Survey Research Methods
- Discipline: Survey Methodology
- Language: English
- Edited by: Ulrich Kohler

Publication details
- History: 2007; 18 years ago - present
- Publisher: European Survey Research Association
- Frequency: Triannual
- Impact factor: 4.8 (2022)

Standard abbreviations
- ISO 4: Surv. Res. Methods

Indexing
- ISSN: 1864-3361

Links
- Journal homepage; Open access;

= Survey Research Methods =

Survey Research Methods (SRM) is a peer-reviewed academic journal on survey methodology published by the European Survey Research Association. It was founded in 2005 by Peter Lynn (University of Essex), who became its first editor-in-chief. The first issue was published in 2007. The journal publishes articles in English discussing methodological issues of survey research. The current editor-in-chief is Ulrich Kohler (University of Potsdam). The journal is indexed by the Social Sciences Citation Index (SSCI), Scopus, and the Directory of Open Access Journals (DOAJ). It has a 5-year citation index of 3.4 according to Web of Science. The journal has signed the Transparency and Openness Promotion Guidelines of the Center for Open Science. Articles published in Survey Research Methods are free of charges for both, readers and authors.

== Publisher ==
Survey Research Methods is the official journal of the European Survey Research Association (ESRA).
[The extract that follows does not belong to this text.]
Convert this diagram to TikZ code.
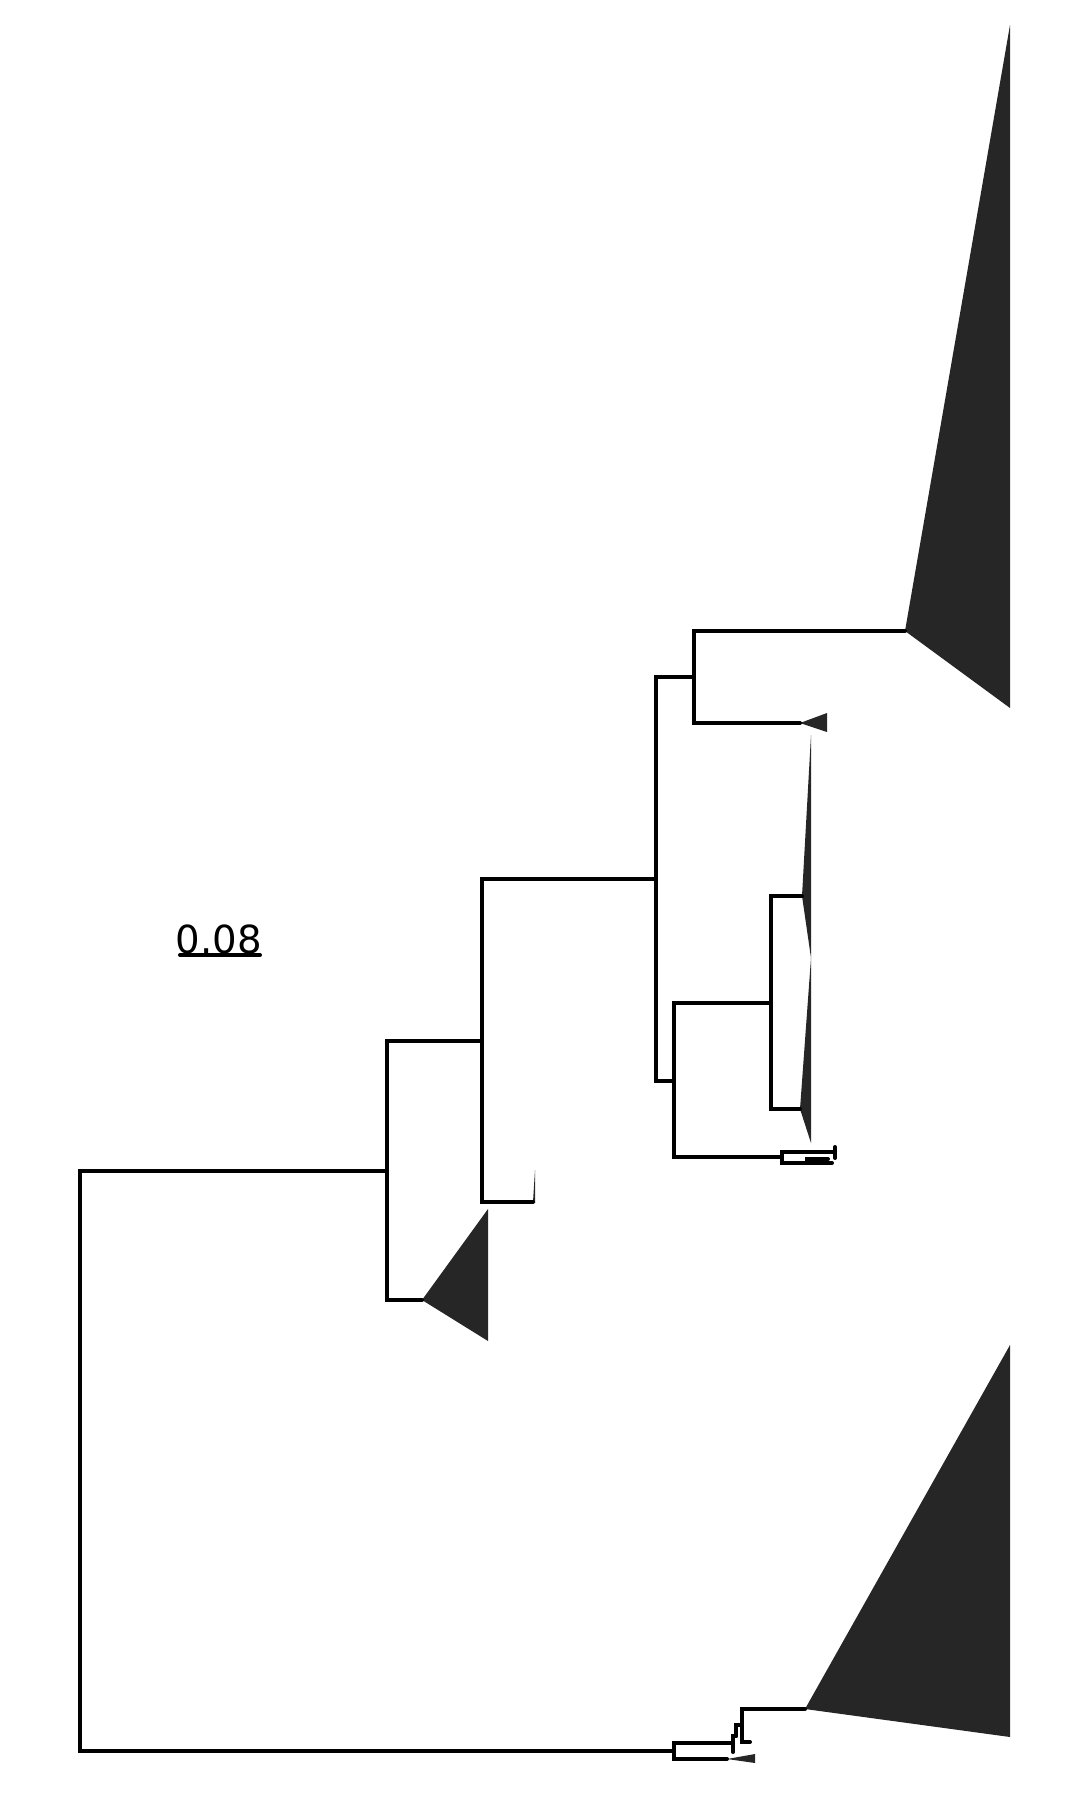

The ESRA was founded in 2008. According to the website, ESRA's main goal is to encourage communication between methodologists and researchers in substantive fields such as sociology, psychology, political science, and other disciplines employing survey data. Its main two activities are the biannual conferences that showcases the latest survey research with the latest conference in 2025, and the open access journal Survey Research Methods.

The ESRA Outstanding Service Award acknowledges individuals who provided significant methodological, substantive, or infrastructural contributions to European survey research. Honorees included Rainer Schnell (2021), Ineke Stoop (2019), Edith de Leeuw (2017), Jaak Billiet (2015), Willem Saris (2013), and Roger Jowell (2011).